WORK INSTRUCTIONS
Starting at the first line of the listing below, repeat each line up to and including the one containing "var yTicks = [0, 25, 50, 75, 100];". Leave out pictures.

RECORDED DATA
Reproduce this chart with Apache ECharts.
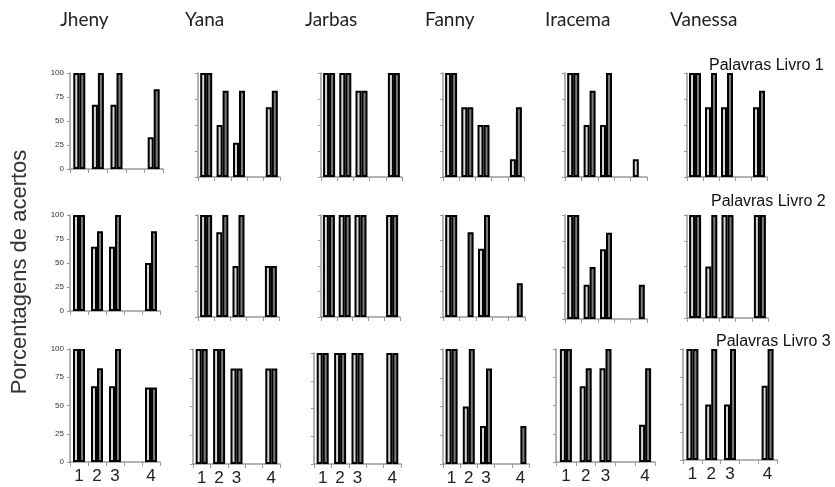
<!DOCTYPE html>
<html>
<head>
<meta charset="utf-8">
<script src="https://cdn.jsdelivr.net/npm/echarts@6/dist/echarts.min.js"></script>
<style>
  html, body { margin: 0; padding: 0; background: #fff; }
  #chart { width: 835px; height: 487px; }
</style>
</head>
<body>
<div id="chart"></div>
<script>
// categorias (a 4a posicao fica vazia)
var cats = ['1', '2', '3', '', '4'];
var people = ['Jheny', 'Yana', 'Jarbas', 'Fanny', 'Iracema', 'Vanessa'];
var books = ['Palavras Livro 1', 'Palavras Livro 2', 'Palavras Livro 3'];
var yTicks = [0, 25, 50, 75, 100];

// valores por pessoa, categorias 1..4 (barra clara / barra escura)
var light1 = [[100, 67, 67, 33], [100, 50, 33, 67], [100, 100, 83, 100], [100, 67, 50, 17], [100, 50, 50, 17], [100, 67, 67, 67]];
var dark1  = [[100, 100, 100, 83], [100, 83, 83, 83], [100, 100, 83, 100], [100, 67, 50, 67], [100, 83, 100, 0], [100, 100, 100, 83]];
var light2 = [[100, 67, 67, 50], [100, 83, 50, 50], [100, 100, 100, 100], [100, 0, 67, 0], [100, 33, 67, 0], [100, 50, 100, 100]];
var dark2  = [[100, 83, 100, 83], [100, 100, 100, 50], [100, 100, 100, 100], [100, 83, 100, 33], [100, 50, 83, 33], [100, 100, 100, 100]];
var light3 = [[100, 67, 67, 66], [100, 100, 83, 83], [100, 100, 100, 100], [100, 50, 33, 0], [100, 67, 83, 33], [100, 50, 50, 67]];
var dark3  = [[100, 83, 100, 66], [100, 100, 83, 83], [100, 100, 100, 100], [100, 100, 83, 33], [100, 83, 100, 83], [100, 100, 100, 100]];

var lightAll = [light1, light2, light3];
var darkAll = [dark1, dark2, dark3];

// posicao de cada painel [left, top, width, height]
var boxes = [
  [[70, 73, 93, 96], [198, 73, 82, 104], [321, 73, 81, 104], [443, 73, 81, 104], [565, 73, 82, 104], [687, 73, 80, 104]],
  [[70, 215, 90, 96], [198, 215, 81, 102], [321, 215, 79, 102], [443, 215, 82, 102], [565, 215, 82, 104], [687, 215, 81, 103]],
  [[70, 349, 90, 113], [193, 349, 87, 117], [314, 353, 87, 114], [443, 349, 86, 117], [556, 349, 99, 113], [683, 349, 94, 111]]
];
var titleX = [60, 185, 305, 425, 545, 670];
var bookPos = [[709, 66], [711, 202], [716, 342]];

function toSeries(vals) {
  // insere a posicao vazia e esconde os zeros
  var out = [];
  for (var i = 0; i < vals.length; i++) {
    if (i === 3) out.push('-');
    out.push(vals[i] === 0 ? '-' : vals[i]);
  }
  return out;
}

var grids = [], xAxes = [], yAxes = [], series = [], graphics = [];
var axisGray = '#9a9a9a';

for (var r = 0; r < 3; r++) {
  for (var c = 0; c < 6; c++) {
    var idx = r * 6 + c;
    var b = boxes[r][c];
    grids.push({ left: b[0], top: b[1], width: b[2], height: b[3], containLabel: false });
    xAxes.push({
      type: 'category', gridIndex: idx, data: cats,
      axisLine: { lineStyle: { color: axisGray, width: 1.5 } },
      axisTick: { show: true, length: 4, lineStyle: { color: axisGray } },
      axisLabel: { show: r === 2, interval: 0, fontSize: 17, color: '#222', margin: 6, fontFamily: 'Liberation Sans' }
    });
    yAxes.push({
      type: 'value', gridIndex: idx, min: yTicks[0], max: yTicks[yTicks.length - 1], interval: 25,
      splitLine: { show: false },
      axisLine: { show: true, lineStyle: { color: axisGray, width: 1.5 } },
      axisTick: { show: true, length: 3, lineStyle: { color: axisGray } },
      axisLabel: { show: c === 0, fontSize: 8, color: '#333', margin: 6, fontFamily: 'Liberation Sans' }
    });
    series.push({
      type: 'bar', xAxisIndex: idx, yAxisIndex: idx, barWidth: 6, barGap: '0%',
      data: toSeries(lightAll[r][c]),
      itemStyle: { color: '#d6d6d6', borderColor: '#000', borderWidth: 2 },
      silent: true
    });
    series.push({
      type: 'bar', xAxisIndex: idx, yAxisIndex: idx, barWidth: 6, barGap: '0%',
      data: toSeries(darkAll[r][c]),
      itemStyle: { color: '#7a7a7a', borderColor: '#000', borderWidth: 2 },
      silent: true
    });
  }
  graphics.push({
    type: 'text', x: bookPos[r][0], y: bookPos[r][1],
    style: { text: books[r], fontSize: 16, fontFamily: 'Liberation Sans', fill: '#111', verticalAlign: 'middle' }
  });
}

for (var p = 0; p < people.length; p++) {
  graphics.push({
    type: 'text', x: titleX[p], y: 20,
    style: { text: people[p], fontSize: 19, fontFamily: 'Lato', fill: '#222', verticalAlign: 'middle' }
  });
}

graphics.push({
  type: 'text', x: 20, y: 272, rotation: Math.PI / 2,
  style: { text: 'Porcentagens de acertos', fontSize: 22, fontFamily: 'Liberation Sans', fill: '#333', align: 'center', verticalAlign: 'middle' }
});

var chart = echarts.init(document.getElementById('chart'), null, { renderer: 'canvas' });
chart.setOption({
  animation: false,
  backgroundColor: '#fff',
  grid: grids,
  xAxis: xAxes,
  yAxis: yAxes,
  series: series,
  graphic: graphics
});
</script>
</body>
</html>
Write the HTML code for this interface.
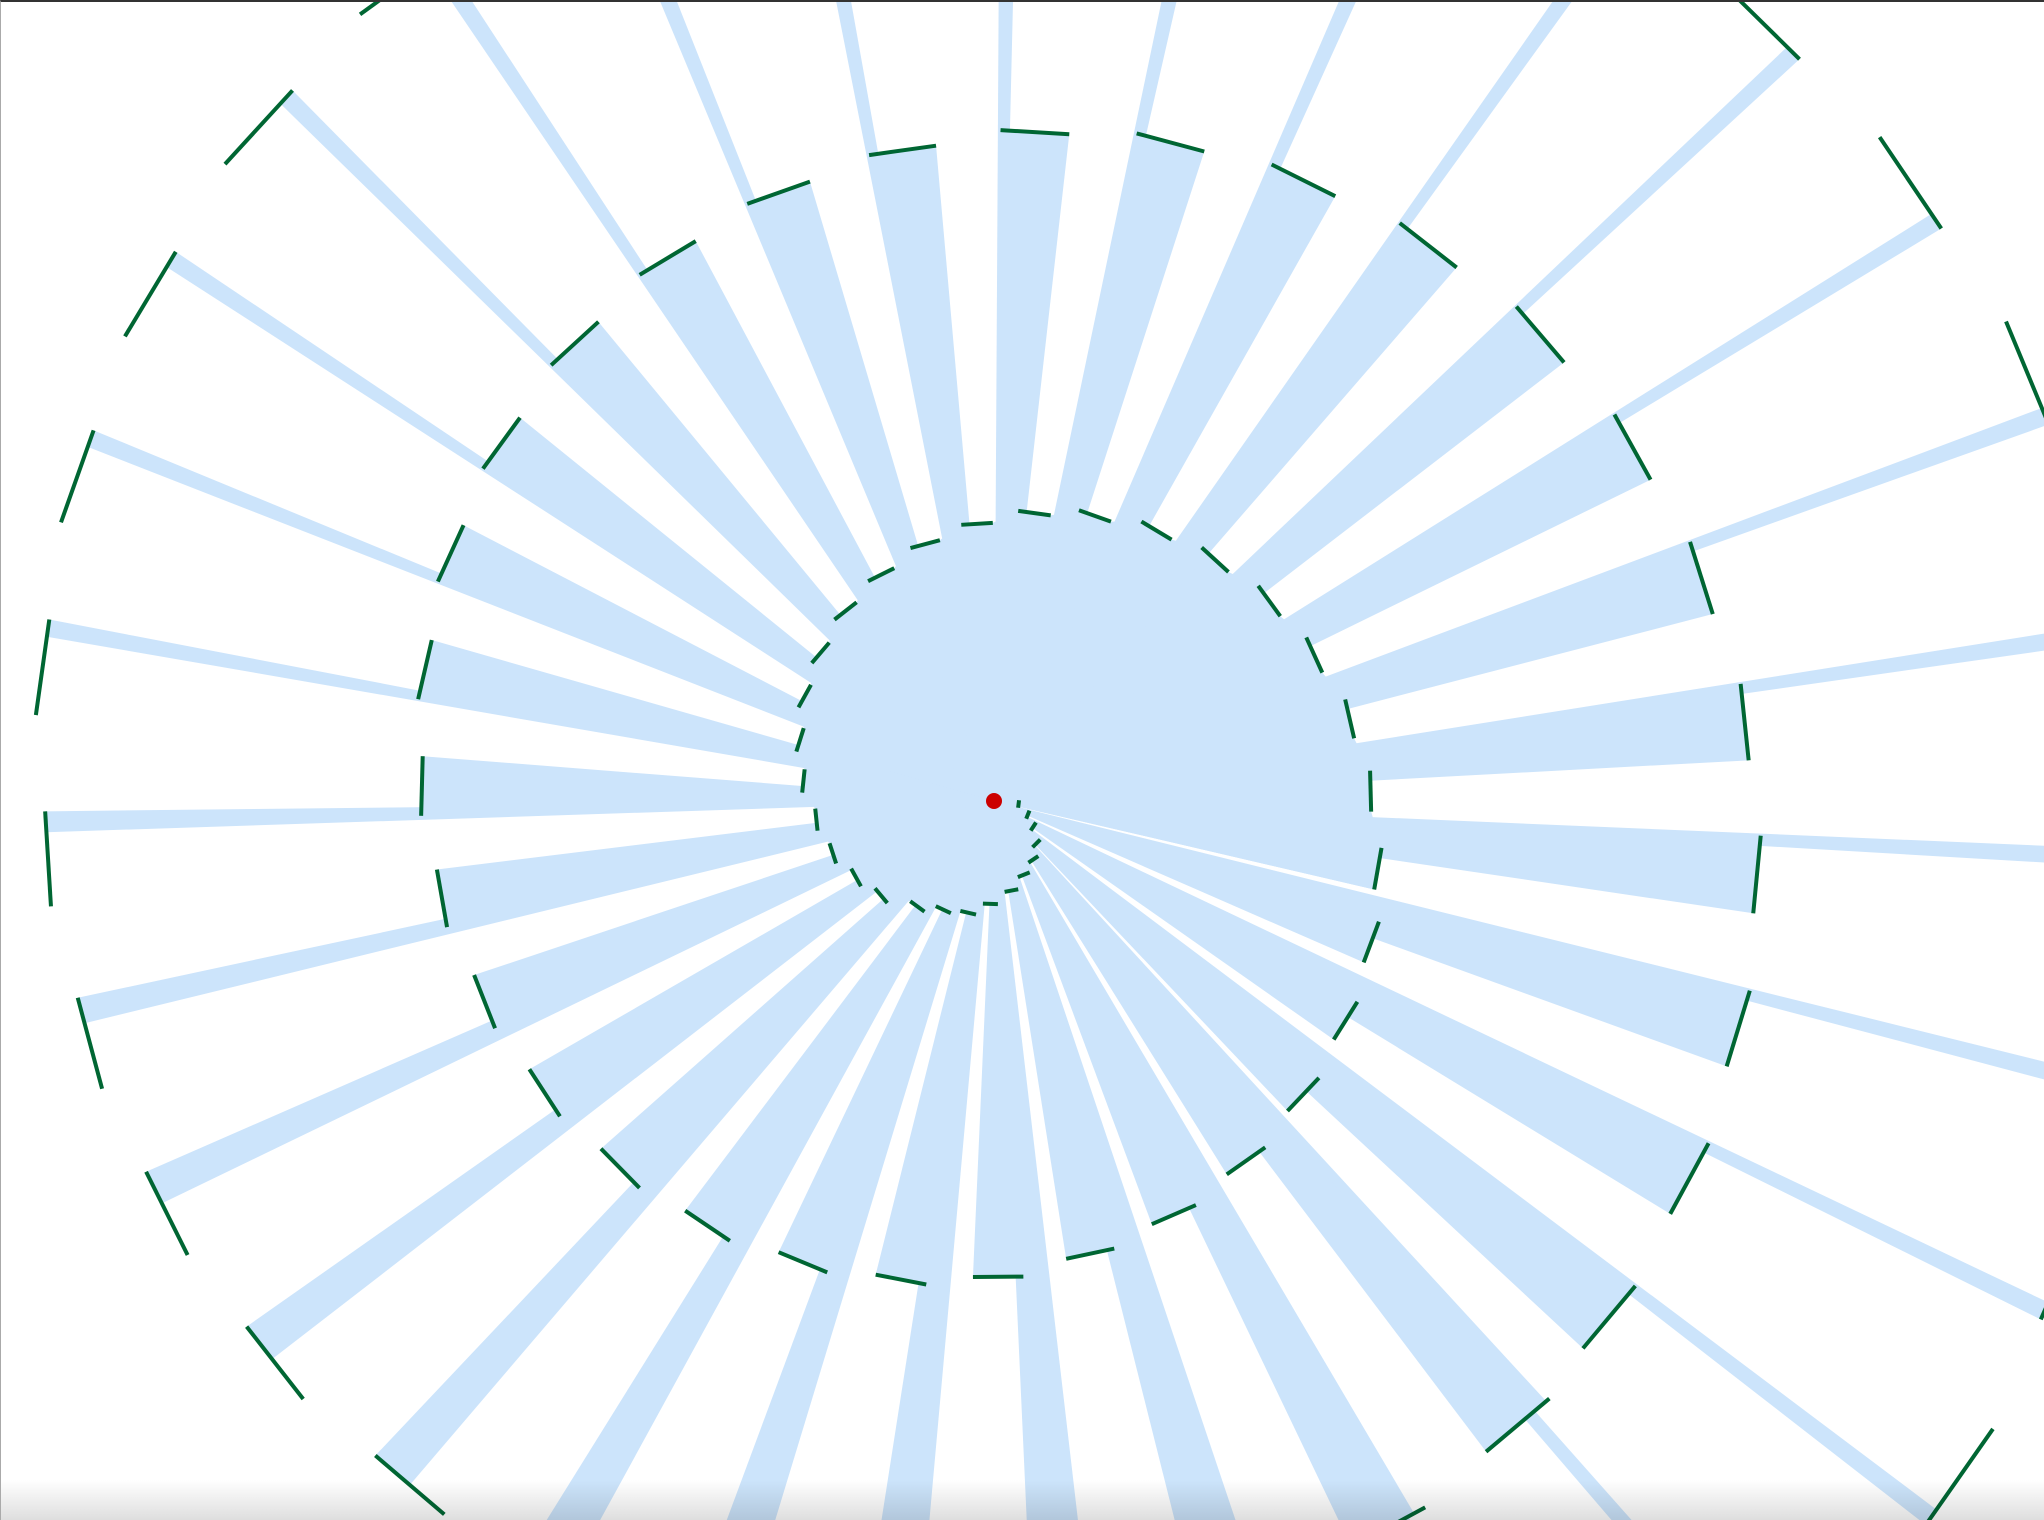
<!DOCTYPE html>
<html><head><meta charset="utf-8">
<style>
html,body{margin:0;padding:0;background:#fff;}
#wrap{position:relative;width:2044px;height:1520px;overflow:hidden;background:#fff;border-top:2px solid #333;box-sizing:border-box;border-left:1px solid #aaa;}
#shade{position:absolute;left:0;bottom:0;width:2044px;height:40px;background:linear-gradient(to bottom,rgba(0,0,0,0),rgba(0,0,0,0.13));}
</style></head>
<body>
<div id="wrap">
<svg id="chart" width="2044" height="1520"></svg>
<div id="shade"></div>
</div>
<script>
const angles=[7,22,33,45,56,68,79,92,103,115,126,140,151,162,174,186,197.5,209,220.5,232,243.5,255,266.5,278,289.5,301,312.5,324,335.5,347,358.5,370,
380.5,392,403.5,415,426.5,438,449.5,461,472.5,484,495.5,507,518.5,530,541.5,553,564.5,576,587.5,599,610.5,622,633.5,645,656.5,668,679.5,691,702.5,714,725.5,737,748.5,760,
770,781.5,793,804.5,816,827.5,839,850.5,862,873.5,885,896.5,908,919.5,931,942.5,954,965.5,977,988.5,1000,1011.5,1023,1034.5,1046,1057.5,1069,1080.5,1092,1103.5,1115,1126.5,1138,1149.5];
const radii=[19,28,36,46,54,61,70,79,88,92,100,113,121,130,137,147,156,166,175,185,194,204,213,223,232,242,251,261,270,280,289,299,
309,318,327,337,346,355,365,374,383,393,402,411,420,430,439,448,458,467,476,486,495,504,514,523,532,541,551,560,569,579,588,597,607,616,
625,634,644,653,662,672,681,690,700,709,718,727,737,746,755,765,774,783,793,802,811,820,830,839,848,858,867,876,886,895,904,914,923,932];
const wedgeFrac=[1,1,1,1,1,1,1,1,1,1,1,1,1,1,1,1,1,1,1,1,1,1,1,1,1,1,1,1,1,1,1,1,
1,1,1,1,1,1,1,1,1,1,1,1,1,1,1,1,1,1,1,1,1,1,1,1,1,1,1,1,1,1,1,1,1,1,
0.95,0.85,0.75,0.7,0.65,0.6,0.55,0.5,0.45,0.38,0.28,0.22,0.18,0.18,0.18,0.18,0.18,0.18,0.18,0.18,0.18,0.18,0.16,0.16,0.16,0.16,0.16,0.16,0.16,0.16,0.16,0.16,0.16,0.16];
const firstTurnEnd=370;

const CX=993, CY=799, S=1.3036;
const NS='http://www.w3.org/2000/svg';
const svg=document.getElementById('chart');
function px(r,a){const t=a*Math.PI/180;return [CX+r*S*Math.cos(t),CY+r*S*Math.sin(t)];}
function tickEnds(r,a){
  const len=(0.095*r+4)*S;
  const [x,y]=px(r,a);const t=a*Math.PI/180;
  const dx=-Math.sin(t)*len/2, dy=Math.cos(t)*len/2;
  return [[x-dx,y-dy],[x+dx,y+dy]];
}
let pts=[[CX,CY]];
for(let i=0;i<angles.length;i++){
  if(angles[i]>firstTurnEnd) break;
  const e=tickEnds(radii[i],angles[i]);pts.push(e[0],e[1]);
}
const core=document.createElementNS(NS,'polygon');
core.setAttribute('points',pts.map(p=>p.join(',')).join(' '));
core.setAttribute('fill','#cce4fb');


svg.appendChild(core);
for(let i=0;i<angles.length;i++){
  const e=tickEnds(radii[i],angles[i]);
  const f=wedgeFrac[i];
  const B=e[1], A=e[0];
  const P=[B[0]+(A[0]-B[0])*f, B[1]+(A[1]-B[1])*f];
  const p=document.createElementNS(NS,'polygon');
  p.setAttribute('points',[[CX,CY],P,B].map(q=>q.join(',')).join(' '));
  p.setAttribute('fill','#cce4fb');
  
  
  svg.appendChild(p);
}
for(let i=0;i<angles.length;i++){
  const e=tickEnds(radii[i],angles[i]);
  const l=document.createElementNS(NS,'line');
  l.setAttribute('x1',e[0][0]);l.setAttribute('y1',e[0][1]);
  l.setAttribute('x2',e[1][0]);l.setAttribute('y2',e[1][1]);
  l.setAttribute('stroke','#006633');
  l.setAttribute('stroke-width',4);
  
  
  svg.appendChild(l);
}
const dot=document.createElementNS(NS,'circle');
dot.setAttribute('cx',CX);dot.setAttribute('cy',CY);dot.setAttribute('r',8);
dot.setAttribute('fill','#cc0000');


svg.appendChild(dot);
</script>
</body></html>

CORRECT ANSWER
Reproduce this chart with Apache ECharts.
<!DOCTYPE html>
<html>
<head>
<meta charset="utf-8">
<script src="https://cdn.jsdelivr.net/npm/echarts@6/dist/echarts.min.js"></script>
<style>
  html, body { margin: 0; padding: 0; background: #fff; }
  #chart { width: 835px; height: 487px; }
</style>
</head>
<body>
<div id="chart"></div>
<script>
// categorias (a 4a posicao fica vazia)
var cats = ['1', '2', '3', '', '4'];
var people = ['Jheny', 'Yana', 'Jarbas', 'Fanny', 'Iracema', 'Vanessa'];
var books = ['Palavras Livro 1', 'Palavras Livro 2', 'Palavras Livro 3'];
var yTicks = [0, 25, 50, 75, 100];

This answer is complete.